What is asked — Everything from the first line of the data below through the line that contains "0.321, 0.322, 0.323];" should be written out exactly, please, and nothing more; the pictures stay out.

Material —
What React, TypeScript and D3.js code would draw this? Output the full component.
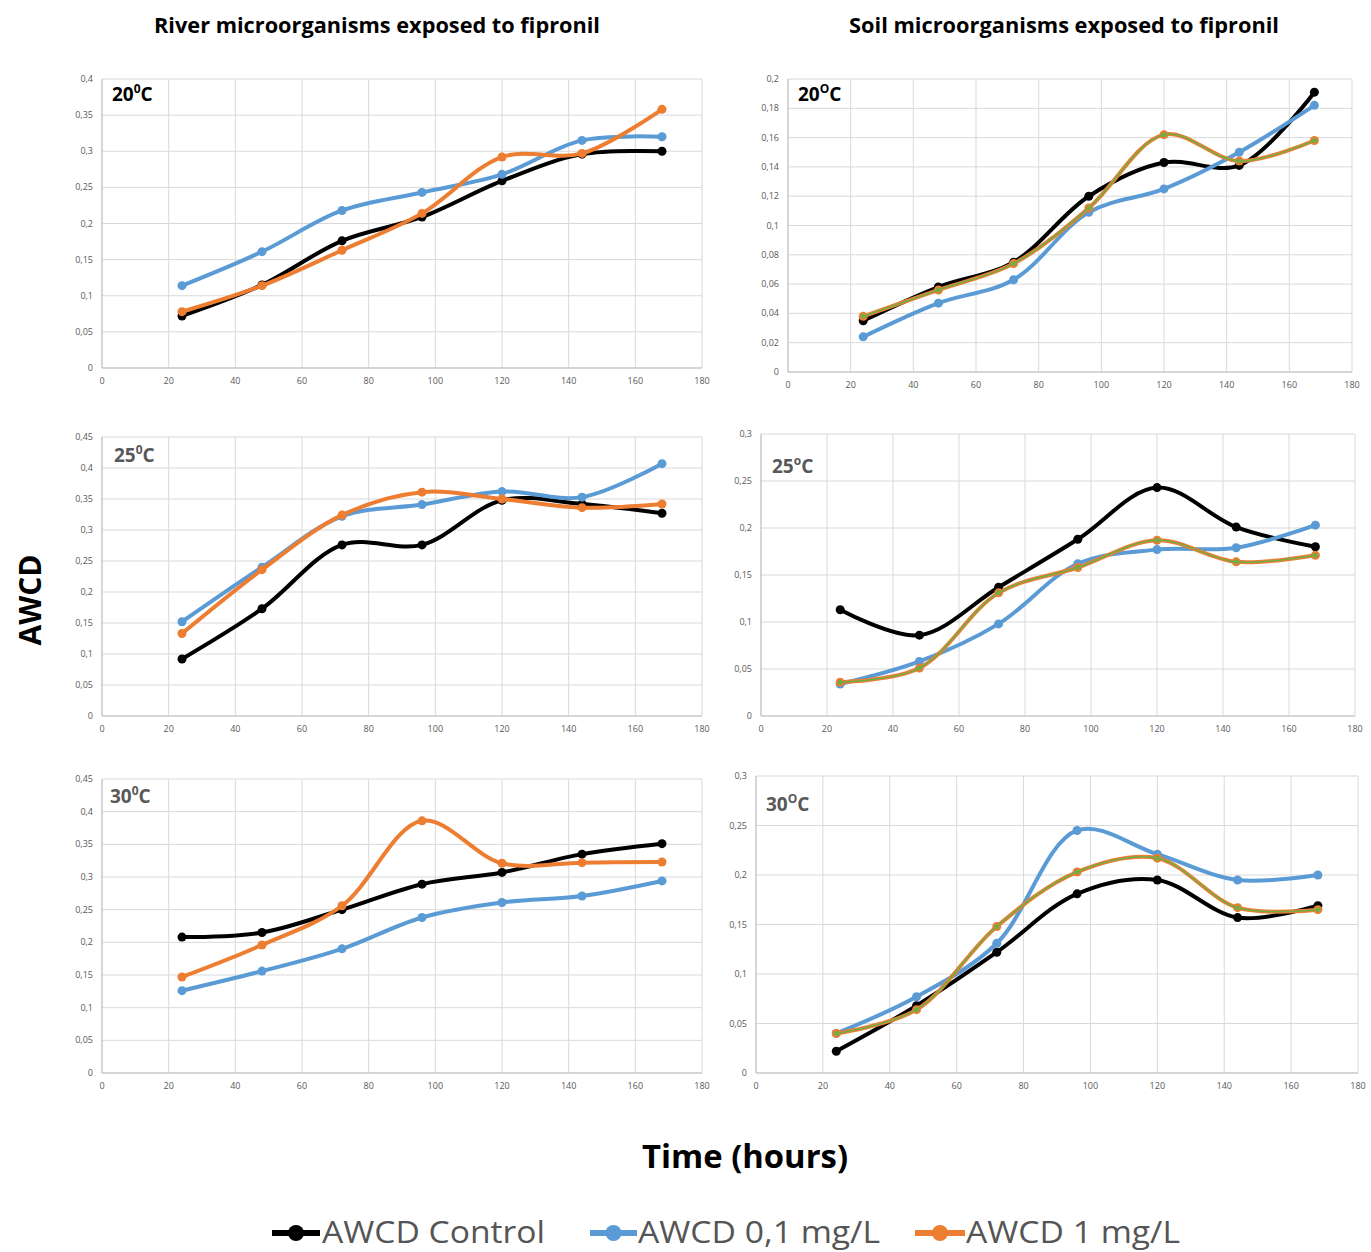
import React, { useEffect, useRef } from "react";
import * as d3 from "d3";

const hours = [24, 48, 72, 96, 120, 144, 168];
const xTicks = [0, 20, 40, 60, 80, 100, 120, 140, 160, 180];

// river
const river20Control = [0.072, 0.115, 0.176, 0.209, 0.259, 0.296, 0.3];
const river20Low = [0.114, 0.161, 0.218, 0.243, 0.268, 0.315, 0.32];
const river20High = [0.078, 0.114, 0.163, 0.214, 0.292, 0.297, 0.358];
const river25Control = [0.092, 0.173, 0.276, 0.276, 0.348, 0.342, 0.327];
const river25Low = [0.152, 0.24, 0.322, 0.341, 0.362, 0.353, 0.407];
const river25High = [0.133, 0.236, 0.324, 0.361, 0.35, 0.336, 0.342];
const river30Control = [0.208, 0.215, 0.25, 0.289, 0.307, 0.335, 0.351];
const river30Low = [0.126, 0.156, 0.19, 0.238, 0.261, 0.271, 0.294];
const river30High = [0.147, 0.196, 0.256, 0.386, 0.321, 0.322, 0.323];

// soil
const soil20Control = [0.035, 0.058, 0.075, 0.12, 0.143, 0.141, 0.191];
const soil20Low = [0.024, 0.047, 0.063, 0.109, 0.125, 0.15, 0.182];
const soil20High = [0.038, 0.056, 0.074, 0.112, 0.162, 0.144, 0.158];
const soil25Control = [0.113, 0.086, 0.137, 0.188, 0.243, 0.201, 0.18];
const soil25Low = [0.034, 0.058, 0.098, 0.162, 0.177, 0.179, 0.203];
const soil25High = [0.036, 0.051, 0.131, 0.158, 0.187, 0.164, 0.171];
const soil30Control = [0.022, 0.068, 0.122, 0.181, 0.195, 0.157, 0.169];
const soil30Low = [0.04, 0.077, 0.131, 0.245, 0.221, 0.195, 0.2];
const soil30High = [0.04, 0.064, 0.148, 0.203, 0.217, 0.167, 0.165];

const yTicks40 = [0, 0.05, 0.1, 0.15, 0.2, 0.25, 0.3, 0.35, 0.4];
const yTicks45 = [0, 0.05, 0.1, 0.15, 0.2, 0.25, 0.3, 0.35, 0.4, 0.45];
const yTicks20 = [0, 0.02, 0.04, 0.06, 0.08, 0.1, 0.12, 0.14, 0.16, 0.18, 0.2];
const yTicks30 = [0, 0.05, 0.1, 0.15, 0.2, 0.25, 0.3];

const legendLabels = ["AWCD Control", "AWCD 0,1 mg/L", "AWCD 1 mg/L"];
const colors = ["#000000", "#5b9bd5", "#ed7d31"];

const panels = [
  { box: [102, 702, 79, 368], ticks: yTicks40, label: ["20", "0"], lc: "#000", lpos: [112, 101], soil: false, s: [river20Control, river20Low, river20High] },
  { box: [788, 1352, 79, 372], ticks: yTicks20, label: ["20", "O"], lc: "#000", lpos: [798, 101], soil: true, s: [soil20Control, soil20Low, soil20High] },
  { box: [102, 702, 437, 716], ticks: yTicks45, label: ["25", "0"], lc: "#595959", lpos: [114, 462], soil: false, s: [river25Control, river25Low, river25High] },
  { box: [761, 1355, 434, 716], ticks: yTicks30, label: ["25", "o"], lc: "#595959", lpos: [772, 473], soil: true, s: [soil25Control, soil25Low, soil25High] },
  { box: [102, 702, 779, 1073], ticks: yTicks45, label: ["30", "0"], lc: "#595959", lpos: [110, 803], soil: false, s: [river30Control, river30Low, river30High] },
  { box: [756, 1358, 776, 1073], ticks: yTicks30, label: ["30", "O"], lc: "#595959", lpos: [766, 811], soil: true, s: [soil30Control, soil30Low, soil30High] },
];

const fmt = (v: number) => String(+v.toFixed(2)).replace(".", ",");

export default function App() {
  const ref = useRef<SVGSVGElement>(null);

  useEffect(() => {
    const svg = d3.select(ref.current);
    svg.selectAll("*").remove();
    const font = "'Open Sans', 'Liberation Sans', sans-serif";

    panels.forEach((p) => {
      const [x0, x1, y0, y1] = p.box;
      const x = d3.scaleLinear().domain([0, 180]).range([x0, x1]);
      const y = d3.scaleLinear().domain([0, p.ticks[p.ticks.length - 1]]).range([y1, y0]);
      const g = svg.append("g");

      // grid
      g.selectAll(".vg").data(xTicks).enter().append("line")
        .attr("x1", (d) => x(d)).attr("x2", (d) => x(d))
        .attr("y1", y0).attr("y2", y1)
        .attr("stroke", "#d9d9d9").attr("stroke-width", 1);
      g.selectAll(".hg").data(p.ticks).enter().append("line")
        .attr("x1", x0).attr("x2", x1)
        .attr("y1", (d) => y(d)).attr("y2", (d) => y(d))
        .attr("stroke", "#d9d9d9").attr("stroke-width", 1);
      g.append("line").attr("x1", x0).attr("x2", x1).attr("y1", y1).attr("y2", y1).attr("stroke", "#bfbfbf");
      g.append("line").attr("x1", x0).attr("x2", x0).attr("y1", y0).attr("y2", y1).attr("stroke", "#bfbfbf");

      // tick labels
      g.selectAll(".xt").data(xTicks).enter().append("text")
        .attr("x", (d) => x(d)).attr("y", y1 + 16)
        .attr("text-anchor", "middle").attr("font-size", 9).attr("font-family", font)
        .attr("fill", "#595959").text((d) => d);
      g.selectAll(".yt").data(p.ticks).enter().append("text")
        .attr("x", x0 - 9).attr("y", (d) => y(d) + 3)
        .attr("text-anchor", "end").attr("font-size", 9).attr("font-family", font)
        .attr("fill", "#595959").text((d) => fmt(d));

      // panel label
      const lt = g.append("text").attr("x", p.lpos[0]).attr("y", p.lpos[1])
        .attr("font-size", 19).attr("font-weight", "bold").attr("font-family", font)
        .attr("fill", p.lc);
      lt.append("tspan").text(p.label[0]);
      lt.append("tspan").attr("font-size", 12).attr("dy", -8).text(p.label[1]);
      lt.append("tspan").attr("dy", 8).text("C");

      const line = d3.line<number>()
        .x((d, i) => x(hours[i]))
        .y((d) => y(d))
        .curve(d3.curveCatmullRom.alpha(0.5));

      p.s.forEach((vals, si) => {
        g.append("path").datum(vals).attr("d", line)
          .attr("fill", "none").attr("stroke", colors[si]).attr("stroke-width", 4)
          .attr("stroke-linejoin", "round");
        g.selectAll(".m" + si).data(vals).enter().append("circle")
          .attr("cx", (d, i) => x(hours[i])).attr("cy", (d) => y(d))
          .attr("r", 4.5).attr("fill", colors[si]);
        if (p.soil && si === 2) {
          g.append("path").datum(vals).attr("d", line)
            .attr("fill", "none").attr("stroke", "#70ad47").attr("stroke-width", 1.5);
          g.selectAll(".mg").data(vals).enter().append("circle")
            .attr("cx", (d, i) => x(hours[i])).attr("cy", (d) => y(d))
            .attr("r", 2.5).attr("fill", "#70ad47");
        }
      });
    });

    // titles
    svg.append("text").attr("x", 377).attr("y", 33).attr("text-anchor", "middle")
      .attr("font-size", 21).attr("font-weight", "bold").attr("font-family", font)
      .attr("textLength", 446).attr("lengthAdjust", "spacingAndGlyphs")
      .text("River microorganisms exposed to fipronil");
    svg.append("text").attr("x", 1064).attr("y", 33).attr("text-anchor", "middle")
      .attr("font-size", 21).attr("font-weight", "bold").attr("font-family", font)
      .attr("textLength", 430).attr("lengthAdjust", "spacingAndGlyphs")
      .text("Soil microorganisms exposed to fipronil");

    svg.append("text").attr("transform", "translate(41,600) rotate(-90)")
      .attr("text-anchor", "middle").attr("font-size", 30).attr("font-weight", "bold")
      .attr("font-family", font).text("AWCD");
    svg.append("text").attr("x", 745).attr("y", 1168).attr("text-anchor", "middle")
      .attr("font-size", 33).attr("font-weight", "bold").attr("font-family", font)
      .attr("textLength", 206).attr("lengthAdjust", "spacingAndGlyphs")
      .text("Time (hours)");

    // legend
    const legX = [[272, 320, 322, 223], [590, 637, 638, 242], [915, 965, 966, 214]];
    legendLabels.forEach((lab, i) => {
      const [a, b, t, w] = legX[i];
      svg.append("line").attr("x1", a).attr("x2", b).attr("y1", 1233).attr("y2", 1233)
        .attr("stroke", colors[i]).attr("stroke-width", 6);
      svg.append("circle").attr("cx", (a + b) / 2).attr("cy", 1233).attr("r", 8).attr("fill", colors[i]);
      svg.append("text").attr("x", t).attr("y", 1243).attr("font-size", 31)
        .attr("font-family", font).attr("fill", "#555")
        .attr("textLength", w).attr("lengthAdjust", "spacingAndGlyphs").text(lab);
    });
  }, []);

  return (
    <svg ref={ref} width={1371} height={1252}
      style={{ position: "absolute", left: 0, top: 0, background: "#fff" }} />
  );
}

Exercise output —
What React, TypeScript and D3.js code would draw this? Output the full component.
import React, { useEffect, useRef } from "react";
import * as d3 from "d3";

const hours = [24, 48, 72, 96, 120, 144, 168];
const xTicks = [0, 20, 40, 60, 80, 100, 120, 140, 160, 180];

// river
const river20Control = [0.072, 0.115, 0.176, 0.209, 0.259, 0.296, 0.3];
const river20Low = [0.114, 0.161, 0.218, 0.243, 0.268, 0.315, 0.32];
const river20High = [0.078, 0.114, 0.163, 0.214, 0.292, 0.297, 0.358];
const river25Control = [0.092, 0.173, 0.276, 0.276, 0.348, 0.342, 0.327];
const river25Low = [0.152, 0.24, 0.322, 0.341, 0.362, 0.353, 0.407];
const river25High = [0.133, 0.236, 0.324, 0.361, 0.35, 0.336, 0.342];
const river30Control = [0.208, 0.215, 0.25, 0.289, 0.307, 0.335, 0.351];
const river30Low = [0.126, 0.156, 0.19, 0.238, 0.261, 0.271, 0.294];
const river30High = [0.147, 0.196, 0.256, 0.386, 0.321, 0.322, 0.323];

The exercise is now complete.